More inclusivity and simple messaging could bring mass adoption. However, this still requires people to take control of their finances in ways they may not be used to.

For Messika, this is not a drawback but a benefit. It places the responsibility in the hands of every individual while protecting the system.

“A great guy, Vlad Zamfir, is a builder in the space. He once said, ‘freedom without responsibility is a short tragedy.’ And I completely agree with that because this idea of financial, personal freedom is inherently attached to the idea of responsibility,” he says.

“The great thing about decentralization is it doesn’t protect you. It protects the system. So, in my mind, DeFi protects you from everybody else who’s going to go and screw themselves over. It doesn’t protect the individual protects the system.”

“The way that I think about it is, you’re only going to be as free as you are responsible for yourself. That is the true meaning of decentralization because decentralization means individualism. I believe in the idea that there is no freedom without responsibility. There is no financial freedom without being able to be responsible for your own finances,” he says.

Acknowledging the gold rush in DeFi

However, Messika isn’t just an optimist, which is necessary if you’re on the investment side of this new world. Instead, he acknowledges the current gold rush without negating the space overall.

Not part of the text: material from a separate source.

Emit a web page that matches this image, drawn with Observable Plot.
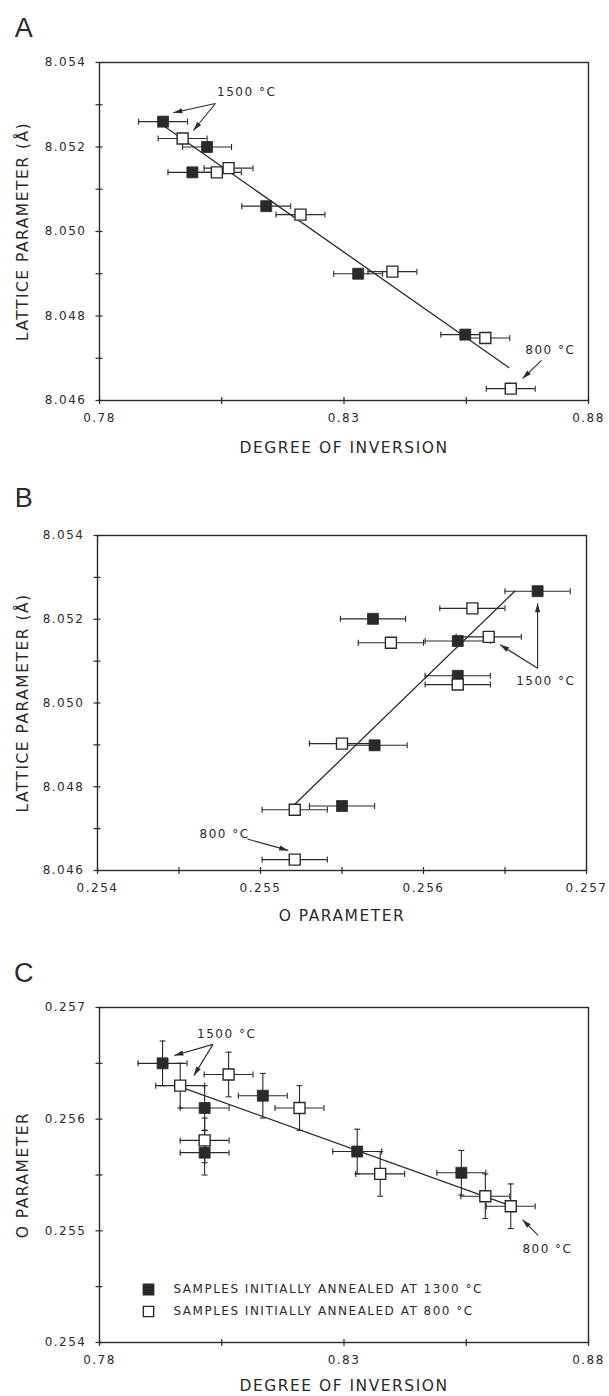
<!DOCTYPE html>
<html><head><meta charset="utf-8">
<script src="https://cdn.jsdelivr.net/npm/d3@7"></script>
<script src="https://cdn.jsdelivr.net/npm/@observablehq/plot@0.6"></script>
<style>
body{margin:0;background:#fff;}
#chart{width:609px;}
#chart svg{display:block;overflow:visible;}
#chart svg text{letter-spacing:1.5px;}
</style></head><body><div id="chart"></div>
<script>
// ---------- Panel A: lattice parameter vs degree of inversion ----------
const aFilledInv = [0.7930, 0.8020, 0.7990, 0.8141, 0.8329, 0.8548];
const aFilledLat = [8.0526, 8.0520, 8.0514, 8.0506, 8.0490, 8.04756];
const aOpenInv = [0.7970, 0.8040, 0.8064, 0.8211, 0.8399, 0.8589, 0.8641];
const aOpenLat = [8.0522, 8.0514, 8.0515, 8.0504, 8.04905, 8.04748, 8.04628];
const aFitInv = [0.7925, 0.8637];
const aFitLat = [8.05255, 8.04678];
const aNotes = [{text: "1500 °C", x: 0.8101, y: 8.05329}, {text: "800 °C", x: 0.8722, y: 8.04719}];
const aArrows = [
  {x1: 0.8037, y1: 8.05303, x2: 0.7951, y2: 8.05281},
  {x1: 0.8037, y1: 8.05303, x2: 0.7992, y2: 8.05239},
  {x1: 0.8704, y1: 8.04695, x2: 0.8665, y2: 8.04652}
];

// ---------- Panel B: lattice parameter vs O parameter ----------
const bFilledO = [0.25670, 0.25569, 0.25621, 0.25621, 0.25570, 0.25550];
const bFilledLat = [8.05267, 8.05201, 8.05148, 8.05065, 8.04899, 8.04754];
const bOpenO = [0.25630, 0.25580, 0.25640, 0.25621, 0.25550, 0.25521, 0.25521];
const bOpenLat = [8.05226, 8.05144, 8.05158, 8.05044, 8.04903, 8.04745, 8.04626];
const bFitO = [0.25521, 0.25656];
const bFitLat = [8.04758, 8.05267];
const bNotes = [{text: "1500 °C", x: 0.25675, y: 8.05053}, {text: "800 °C", x: 0.25478, y: 8.04687}];
const bArrows = [
  {x1: 0.25670, y1: 8.05083, x2: 0.25670, y2: 8.05238},
  {x1: 0.25670, y1: 8.05083, x2: 0.25647, y2: 8.05139},
  {x1: 0.25492, y1: 8.04675, x2: 0.25517, y2: 8.04648}
];

// ---------- Panel C: O parameter vs degree of inversion ----------
const cFilledInv = [0.7929, 0.8015, 0.8015, 0.8134, 0.8327, 0.8540];
const cFilledO = [0.25650, 0.25610, 0.25570, 0.25621, 0.25571, 0.25552];
const cOpenInv = [0.7965, 0.8064, 0.8015, 0.8209, 0.8374, 0.8589, 0.8641];
const cOpenO = [0.25630, 0.25640, 0.25581, 0.25610, 0.25551, 0.25531, 0.25522];
const cFitInv = [0.7965, 0.8637];
const cFitO = [0.25629, 0.25523];
const cNotes = [{text: "1500 °C", x: 0.8060, y: 0.25676}, {text: "800 °C", x: 0.8716, y: 0.25484}];
const cArrows = [
  {x1: 0.8032, y1: 0.25667, x2: 0.7953, y2: 0.25657},
  {x1: 0.8032, y1: 0.25667, x2: 0.7993, y2: 0.25639},
  {x1: 0.8697, y1: 0.25496, x2: 0.8665, y2: 0.25510}
];

// error bar half-widths
const invErr = 0.005;
const oErr = 0.0002;

// ticks
const invTicks = [0.78, 0.805, 0.83, 0.855, 0.88];
const invLabels = [0.78, 0.83, 0.88];
const latTicks = [8.046, 8.047, 8.048, 8.049, 8.050, 8.051, 8.052, 8.053, 8.054];
const latLabels = [8.046, 8.048, 8.050, 8.052, 8.054];
const oTicks = [0.254, 0.2545, 0.255, 0.2555, 0.256, 0.2565, 0.257];
const oLabels = [0.254, 0.255, 0.256, 0.257];

const legendLabels = ["SAMPLES INITIALLY ANNEALED AT 1300 °C", "SAMPLES INITIALLY ANNEALED AT 800 °C"];

// ---------- drawing ----------
const INK = "#2a2a2a";
const vTick = {draw(c){c.moveTo(0,-3.5);c.lineTo(0,3.5);}};
const hTick = {draw(c){c.moveTo(-4,0);c.lineTo(3,0);}};
const vCap = {draw(c){c.moveTo(0,-3);c.lineTo(0,3);}};
const hCap = {draw(c){c.moveTo(-3,0);c.lineTo(3,0);}};
const head = {draw(c){c.moveTo(0,0);c.lineTo(-2.6,9);c.lineTo(2.6,9);c.closePath();}};

const zip = (xs, ys) => xs.map((x, i) => ({x, y: ys[i]}));

function makePanel(p) {
  const filled = zip(p.fx, p.fy);
  const open = zip(p.ox, p.oy);
  const all = filled.concat(open);
  const fit = zip(p.lx, p.ly);
  const base = {
    width: 609, height: p.height,
    marginTop: p.mt, marginBottom: p.mb, marginLeft: p.ml, marginRight: p.mr,
    x: {domain: p.xDomain, axis: null},
    y: {domain: p.yDomain, axis: null},
    style: {fontFamily: "DejaVu Sans", fontSize: "12px", color: INK, background: "transparent", overflow: "visible"}
  };
  const probe = Plot.plot({...base, marks: [Plot.line(fit, {x: "x", y: "y"})]});
  const sx = probe.scale("x"), sy = probe.scale("y");
  const angle = a => {
    const dx = sx.apply(a.x2) - sx.apply(a.x1);
    const dy = sy.apply(a.y2) - sy.apply(a.y1);
    return Math.atan2(dx, -dy) * 180 / Math.PI;
  };
  const marks = [
    Plot.frame({stroke: INK, strokeWidth: 1.4}),
    Plot.dot(p.xTicks, {x: d => d, frameAnchor: "bottom", symbol: vTick, stroke: INK, strokeWidth: 1.2}),
    Plot.dot(p.yTicks, {y: d => d, frameAnchor: "left", symbol: hTick, stroke: INK, strokeWidth: 1.2}),
    Plot.axisX({ticks: p.xLabels, tickSize: 0, tickPadding: 13, tickFormat: d3.format(p.xFmt), label: null, fontSize: 12, fill: INK}),
    Plot.axisY({ticks: p.yLabels, tickSize: 0, tickPadding: 13, tickFormat: d3.format(p.yFmt), label: null, fontSize: 12, fill: INK}),
    Plot.text([p.letter], {frameAnchor: "top-left", dx: 24 - p.ml, dy: p.letterDy, text: d => d, textAnchor: "middle", lineAnchor: "middle", fontSize: 27, fontFamily: "Liberation Sans", fill: INK}),
    Plot.text([p.xTitle], {frameAnchor: "bottom", dy: p.xTitleDy, text: d => d, textAnchor: "middle", lineAnchor: "middle", fontSize: 15.5, fill: INK}),
    Plot.text([p.yTitle], {frameAnchor: "left", dx: 23 - p.ml, rotate: -90, text: d => d, textAnchor: "middle", lineAnchor: "middle", fontSize: 15.5, fill: INK}),
    Plot.line(fit, {x: "x", y: "y", stroke: INK, strokeWidth: 1.3}),
    // horizontal error bars
    Plot.ruleY(all, {y: "y", x1: d => d.x - p.ex, x2: d => d.x + p.ex, stroke: INK, strokeWidth: 1.1}),
    Plot.dot(all, {x: d => d.x - p.ex, y: "y", symbol: vCap, stroke: INK, strokeWidth: 1.1}),
    Plot.dot(all, {x: d => d.x + p.ex, y: "y", symbol: vCap, stroke: INK, strokeWidth: 1.1})
  ];
  if (p.ey) {
    marks.push(
      Plot.ruleX(all, {x: "x", y1: d => d.y - p.ey, y2: d => d.y + p.ey, stroke: INK, strokeWidth: 1.1}),
      Plot.dot(all, {x: "x", y: d => d.y - p.ey, symbol: hCap, stroke: INK, strokeWidth: 1.1}),
      Plot.dot(all, {x: "x", y: d => d.y + p.ey, symbol: hCap, stroke: INK, strokeWidth: 1.1})
    );
  }
  marks.push(
    Plot.dot(filled, {x: "x", y: "y", symbol: "square", r: 6.2, fill: INK, stroke: INK, strokeWidth: 0.8}),
    Plot.dot(open, {x: "x", y: "y", symbol: "square", r: 6.2, fill: "white", stroke: INK, strokeWidth: 1.4}),
    Plot.text(p.notes, {x: "x", y: "y", text: "text", fontSize: 12, fill: INK}),
    Plot.link(p.arrows, {x1: "x1", y1: "y1", x2: "x2", y2: "y2", stroke: INK, strokeWidth: 1.1}),
    Plot.dot(p.arrows, {x: "x2", y: "y2", symbol: head, rotate: angle, fill: INK, stroke: "none"})
  );
  if (p.legend) {
    marks.push(
      Plot.dot([0], {frameAnchor: "bottom-left", dx: 49, dy: -53, symbol: "square", r: 5.8, fill: INK, stroke: INK}),
      Plot.dot([0], {frameAnchor: "bottom-left", dx: 49, dy: -31, symbol: "square", r: 5.8, fill: "white", stroke: INK, strokeWidth: 1.4}),
      Plot.text([p.legend[0]], {frameAnchor: "bottom-left", dx: 74, dy: -53, text: d => d, textAnchor: "start", lineAnchor: "middle", fontSize: 12, fill: INK}),
      Plot.text([p.legend[1]], {frameAnchor: "bottom-left", dx: 74, dy: -31, text: d => d, textAnchor: "start", lineAnchor: "middle", fontSize: 12, fill: INK})
    );
  }
  return Plot.plot({...base, marks});
}

const chart = document.getElementById("chart");
chart.append(makePanel({
  height: 470, mt: 62, mb: 70, ml: 99, mr: 21,
  xDomain: [0.78, 0.88], yDomain: [8.046, 8.054],
  fx: aFilledInv, fy: aFilledLat, ox: aOpenInv, oy: aOpenLat, lx: aFitInv, ly: aFitLat,
  ex: invErr, ey: 0,
  xTicks: invTicks, xLabels: invLabels, xFmt: ".2f",
  yTicks: latTicks, yLabels: latLabels, yFmt: ".3f",
  letter: "A", letterDy: -34, xTitle: "DEGREE OF INVERSION", xTitleDy: 48, yTitle: "LATTICE PARAMETER (Å)",
  notes: aNotes, arrows: aArrows
}));
chart.append(makePanel({
  height: 460, mt: 65, mb: 60, ml: 97, mr: 23,
  xDomain: [0.254, 0.257], yDomain: [8.046, 8.054],
  fx: bFilledO, fy: bFilledLat, ox: bOpenO, oy: bOpenLat, lx: bFitO, ly: bFitLat,
  ex: oErr, ey: 0,
  xTicks: oTicks, xLabels: oLabels, xFmt: ".3f",
  yTicks: latTicks, yLabels: latLabels, yFmt: ".3f",
  letter: "B", letterDy: -37, xTitle: "O PARAMETER", xTitleDy: 46, yTitle: "LATTICE PARAMETER (Å)",
  notes: bNotes, arrows: bArrows
}));
chart.append(makePanel({
  height: 466, mt: 77, mb: 54, ml: 99, mr: 21,
  xDomain: [0.78, 0.88], yDomain: [0.254, 0.257],
  fx: cFilledInv, fy: cFilledO, ox: cOpenInv, oy: cOpenO, lx: cFitInv, ly: cFitO,
  ex: invErr, ey: oErr,
  xTicks: invTicks, xLabels: invLabels, xFmt: ".2f",
  yTicks: oTicks, yLabels: oLabels, yFmt: ".3f",
  letter: "C", letterDy: -34, xTitle: "DEGREE OF INVERSION", xTitleDy: 44, yTitle: "O PARAMETER",
  notes: cNotes, arrows: cArrows, legend: legendLabels
}));
</script></body></html>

“There’s definitely a gold rush. Everybody’s claiming to build something. Everybody’s airdropping something. I mean, even now, we’re funding these companies at 10s of millions of dollars based on an idea because we know that that idea is going to be fundamentally important for the space. So, these two guys or girls can get together, dream of an idea, and be valued at $50 million or more, and you’re not going to find that anywhere else, and that’s a gold rush to me at least,” he says.

For Messika, this is part and parcel of the industry in its current phase. There are two sides to this spectrum. On one side, the projects with value, and on the other, those that are cashing in on the rush with no real substance.

“I’m not sure how long it’s gonna last. I hope it lasts as long as people would want it to be, and I hope it doesn’t hurt anybody on the way. But we’re definitely in a gold rush era, much more so than in 2016/2017 when I got into the space. It seems like it’s not slowing down, so I yeah I hope that everybody stays careful.”

In dealing with the vast number of projects, Messika says to look to their communities to find out whether there is true value.

“Community is everything. In Web 3, the community creates the community values, the community projects. So if you’re able to look at a decentralized network and say well, they’ve got a lot of usages, high volumes, and the graphics look good, but then you’ve got zero attention to the community or if you’ve got no active community, then there is no projection of future involvement.”

“If you don’t have a real community, you’ll have a very hard time valuing your network, with some of the softer intangible aspects of value. Something I’ve been finding more and more to be true is the networks that are able to curate and build communities around their value system around their mission around the core assets, which in many cases, a token or an entity or whatever, are going to go really far,” he says.